Carneros Vintners is installing a new flash détente system for the 2012 crush. During “flash,” water from grape skins turns into steam and explodes vacuoles in the skins of the grapes, for an immediate extraction of color from red grapes. Unwanted pyrazines come off with the flash water.
Barry Gnekow and Rick Jones are the winemakers really credited with helping to bring flash to the U.S. By now, a lot of people have heard about flash and how it works. It sounds like winemakers have been able to experiment and do some cool things with it too.
Traditionally, winemakers remove the heads of the barrels and need to do punchdowns to ferment reds in barrels but flash makes it possible to ferment reds in oak barrels without removing the heads from the barrels: With juice immediately pressed post flash, it can be pumped directly into barrels – skins and seeds are discarded. The color has already been extracted.
Lodi Vintners GM Tyson Rippey says his facility did hundreds of red barrel fermentations this way last season and could do thousands this season because results were eye-opening: The wines stand out and are great blenders, he says. “The winemakers we’ve done it for are blown away.”

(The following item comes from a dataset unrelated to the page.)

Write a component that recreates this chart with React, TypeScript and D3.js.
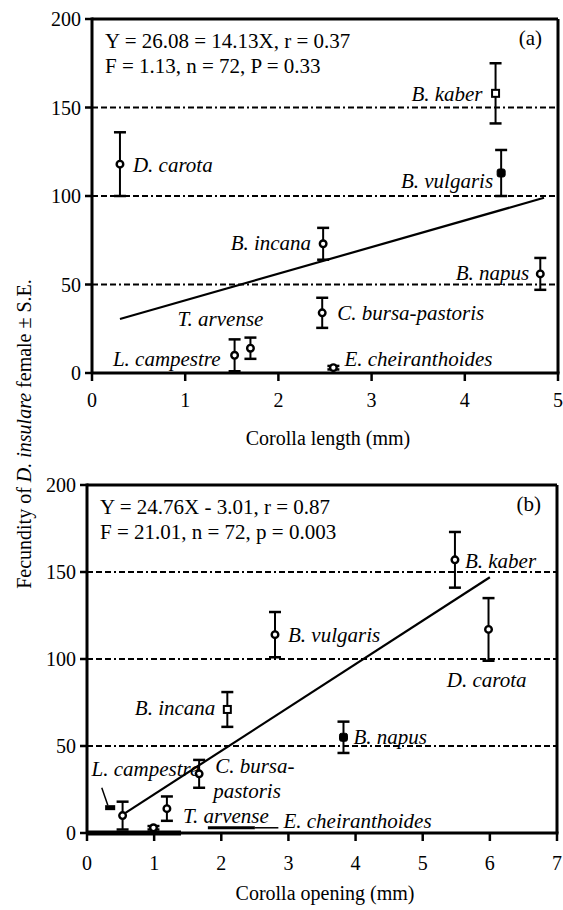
import React from "react";
import * as d3 from "d3";

// ---------- data (panel a: corolla length) ----------
const speciesA = ["D. carota", "B. kaber", "B. vulgaris", "B. incana", "B. napus", "C. bursa-pastoris", "E. cheiranthoides", "L. campestre", "T. arvense"];
const lengthA = [0.3, 4.33, 4.39, 2.48, 4.81, 2.47, 2.59, 1.53, 1.7];
const fecundityA = [118, 158, 113, 73, 56, 34, 3, 10, 14];
const seA = [18, 17, 13, 9, 9, 8.5, 1, 9, 6];
const markerA = ["circle", "square", "filled", "circle", "circle", "circle", "circle", "circle", "circle"];
const fitA = [[0.3, 30.5], [4.85, 99]];
const eqA = ["Y = 26.08 = 14.13X, r = 0.37", "F = 1.13, n = 72, P = 0.33"];

// ---------- data (panel b: corolla opening) ----------
const speciesB = ["B. kaber", "D. carota", "B. vulgaris", "B. incana", "B. napus", "C. bursa-|pastoris", "L. campestre", "T. arvense", "E. cheiranthoides"];
const openingB = [5.48, 5.98, 2.8, 2.09, 3.82, 1.67, 0.53, 1.19, 0.99];
const fecundityB = [157, 117, 114, 71, 55, 34, 10, 14, 3];
const seB = [16, 18, 13, 10, 9, 8, 8, 7, 1];
const markerB = ["circle", "circle", "circle", "square", "filled", "circle", "circle", "circle", "circle"];
const fitB = [[0.55, 11], [6.0, 147]];
const eqB = ["Y =  24.76X - 3.01, r = 0.87", "F = 21.01, n = 72, p = 0.003"];

const yTicks = [0, 50, 100, 150, 200];
const gridValues = [50, 100, 150];
const xTicksA = [0, 1, 2, 3, 4, 5];
const xTicksB = [0, 1, 2, 3, 4, 5, 6, 7];

// label layout (pixel offsets from marker)
const labelLayoutA = [
  { dx: 13, dy: 8, a: "start" },
  { dx: -13, dy: 8, a: "end" },
  { dx: -8, dy: 15, a: "end" },
  { dx: -12, dy: 6, a: "end" },
  { dx: -11, dy: 6, a: "end" },
  { dx: 15, dy: 7, a: "start" },
  { dx: 11, dy: -2, a: "start" },
  { dx: -14, dy: 11, a: "end" },
  { dx: 13, dy: -22, a: "end" },
];
const labelLayoutB = [
  { dx: 10, dy: 8, a: "start" },
  { dx: 38, dy: 58, a: "end" },
  { dx: 13, dy: 7, a: "start" },
  { dx: -12, dy: 6, a: "end" },
  { dx: 10, dy: 7, a: "start" },
  { dx: 16, dy: -1, a: "start" },
  { dx: -31, dy: -40, a: "start" },
  { dx: 16, dy: 14, a: "start" },
  { dx: 130, dy: 0, a: "start" },
];

const FONT = "'Liberation Serif', 'Times New Roman', serif";
const FS = 20;
const FS_LABEL = 21;

function Marker({ x, y, type }: { x: number; y: number; type: string }) {
  if (type === "square") {
    return <rect x={x - 3.5} y={y - 3.5} width={7} height={7} fill="#fff" stroke="#000" strokeWidth={2} />;
  }
  if (type === "filled") {
    return <rect x={x - 4} y={y - 4} width={8} height={8} rx={2} fill="#000" stroke="#000" strokeWidth={1} />;
  }
  return <circle cx={x} cy={y} r={3.3} fill="#fff" stroke="#000" strokeWidth={2.4} />;
}

type PanelProps = {
  x0: number; x1: number; y0: number; y1: number;
  xMax: number; xTicks: number[];
  species: string[]; xs: number[]; ys: number[]; se: number[]; markers: string[];
  fit: number[][]; eq: string[]; tag: string; layout: { dx: number; dy: number; a: string }[];
  title: string; tickLabelDy: number; titleY: number;
  extra?: (x: d3.ScaleLinear<number, number>, y: d3.ScaleLinear<number, number>) => React.ReactNode;
};

function Panel(p: PanelProps) {
  const x = d3.scaleLinear().domain([0, p.xMax]).range([p.x0, p.x1]);
  const y = d3.scaleLinear().domain([0, 200]).range([p.y0, p.y1]);
  const line = d3.line<number[]>().x((d) => x(d[0])).y((d) => y(d[1]));
  const cap = 6;
  return (
    <g fontFamily={FONT} fontSize={FS} fill="#000">
      {/* grid dash-dot lines */}
      {gridValues.map((g) => (
        <line key={g} x1={p.x0} x2={p.x1} y1={y(g)} y2={y(g)} stroke="#000" strokeWidth={1.8} strokeDasharray="6,3,6,3,6,3,2,3" />
      ))}
      {/* frame */}
      <line x1={p.x0} x2={p.x1} y1={p.y1} y2={p.y1} stroke="#000" strokeWidth={3} />
      <line x1={p.x1} x2={p.x1} y1={p.y1} y2={p.y0} stroke="#000" strokeWidth={3} />
      <line x1={p.x0} x2={p.x1 + 1.5} y1={p.y0} y2={p.y0} stroke="#000" strokeWidth={3} />
      <line x1={p.x0} x2={p.x0} y1={p.y1 - 1.5} y2={p.y0} stroke="#000" strokeWidth={3} />
      {/* y ticks */}
      {yTicks.map((t) => (
        <g key={t}>
          <line x1={p.x0 - 7} x2={p.x0} y1={y(t)} y2={y(t)} stroke="#000" strokeWidth={2.5} />
          <text x={p.x0 - 11} y={y(t)} dy="0.35em" textAnchor="end">{t}</text>
        </g>
      ))}
      {/* x ticks */}
      {p.xTicks.map((t) => (
        <g key={t}>
          <line x1={x(t)} x2={x(t)} y1={p.y0} y2={p.y0 + 8} stroke="#000" strokeWidth={2.5} />
          <text x={x(t)} y={p.y0 + p.tickLabelDy} textAnchor="middle">{t}</text>
        </g>
      ))}
      <text x={(p.x0 + p.x1) / 2 + 3} y={p.titleY} textAnchor="middle">{p.title}</text>
      {/* regression line */}
      <path d={line(p.fit) || ""} fill="none" stroke="#000" strokeWidth={2.2} />
      {p.extra && p.extra(x, y)}
      {/* error bars + markers */}
      {p.species.map((s, i) => {
        const cx = x(p.xs[i]);
        const top = y(p.ys[i] + p.se[i]);
        const bot = y(Math.max(0, p.ys[i] - p.se[i]));
        return (
          <g key={s}>
            <line x1={cx} x2={cx} y1={top} y2={bot} stroke="#000" strokeWidth={2} />
            <line x1={cx - cap} x2={cx + cap} y1={top} y2={top} stroke="#000" strokeWidth={2.5} />
            <line x1={cx - cap} x2={cx + cap} y1={bot} y2={bot} stroke="#000" strokeWidth={2.5} />
            <Marker x={cx} y={y(p.ys[i])} type={p.markers[i]} />
          </g>
        );
      })}
      {/* labels */}
      {p.species.map((s, i) => {
        const L = p.layout[i];
        const lx = x(p.xs[i]) + L.dx;
        const ly = y(p.ys[i]) + L.dy;
        const parts = s.split("|");
        return (
          <text key={s} x={lx} y={ly} textAnchor={L.a as any} fontStyle="italic" fontSize={FS_LABEL}>
            {parts.map((pt, k) => (
              <tspan key={k} x={k === 0 ? lx : lx - 2} dy={k === 0 ? 0 : 25}>{pt}</tspan>
            ))}
          </text>
        );
      })}
      {/* equation */}
      <text x={p.x0 + 13} y={p.y1 + 29} fontSize={21}>{p.eq[0]}</text>
      <text x={p.x0 + 13} y={p.y1 + 54} fontSize={21}>{p.eq[1]}</text>
      <text x={p.x1 - 16} y={p.y1 + 26} textAnchor="end" fontSize={21}>{p.tag}</text>
    </g>
  );
}

export default function App() {
  return (
    <svg width={563} height={910} style={{ position: "absolute", left: 0, top: 0, background: "#fff" }}>
      <rect width={563} height={910} fill="#fff" />
      <Panel
        x0={92} x1={558} y0={373} y1={19} xMax={5} xTicks={xTicksA}
        species={speciesA} xs={lengthA} ys={fecundityA} se={seA} markers={markerA}
        fit={fitA} eq={eqA} tag="(a)" layout={labelLayoutA}
        title="Corolla length (mm)" tickLabelDy={34} titleY={445}
      />
      <Panel
        x0={87} x1={557} y0={833} y1={485} xMax={7} xTicks={xTicksB}
        species={speciesB} xs={openingB} ys={fecundityB} se={seB} markers={markerB}
        fit={fitB} eq={eqB} tag="(b)" layout={labelLayoutB}
        title="Corolla opening (mm)" tickLabelDy={37} titleY={900}
        extra={(x, y) => (
          <g>
            <line x1={x(0)} x2={x(1.4)} y1={y(0)} y2={y(0)} stroke="#000" strokeWidth={5} />
            <line x1={x(1.8)} x2={x(2.5)} y1={y(3)} y2={y(3)} stroke="#000" strokeWidth={3} />
            <line x1={x(2.5)} x2={x(2.85)} y1={y(3)} y2={y(3)} stroke="#000" strokeWidth={1.5} />
            <polyline points={`${x(0.22)},${y(26)} ${x(0.31)},${y(16)}`} fill="none" stroke="#000" strokeWidth={1.5} />
            <rect x={x(0.27)} y={y(16)} width={x(0.42) - x(0.27)} height={5} fill="#000" />
          </g>
        )}
      />
      <text
        transform="translate(31,434) rotate(-90)"
        textAnchor="middle"
        fontFamily={FONT}
        fontSize={FS}
      >
        Fecundity of <tspan fontStyle="italic">D. insulare</tspan> female ± S.E.
      </text>
    </svg>
  );
}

"You mean that was in my wine?"... When winemakers smell the flash water, they’re startled by the concentrated aromas in the water that have been removed from their wine. Because of flash, a new term was coined: Terroir, one would argue, is soil driven. Now there’s “airwoir.” In addition to the veggie, green pepper smelling pryazinnes, there are other things in the air such as smoke that can wind up in grapes skins that may be extracted during flash. Two examples: In one startling instance, flash water from Pinot Noir smelled strongly like diesel fuel: It turned out that the vineyard abuts a major freeway and never really produced good wine before. In another lot, the flash water that was removed smelled badly of cow manure. It turned out the vineyard the grapes were from was next to a dairy.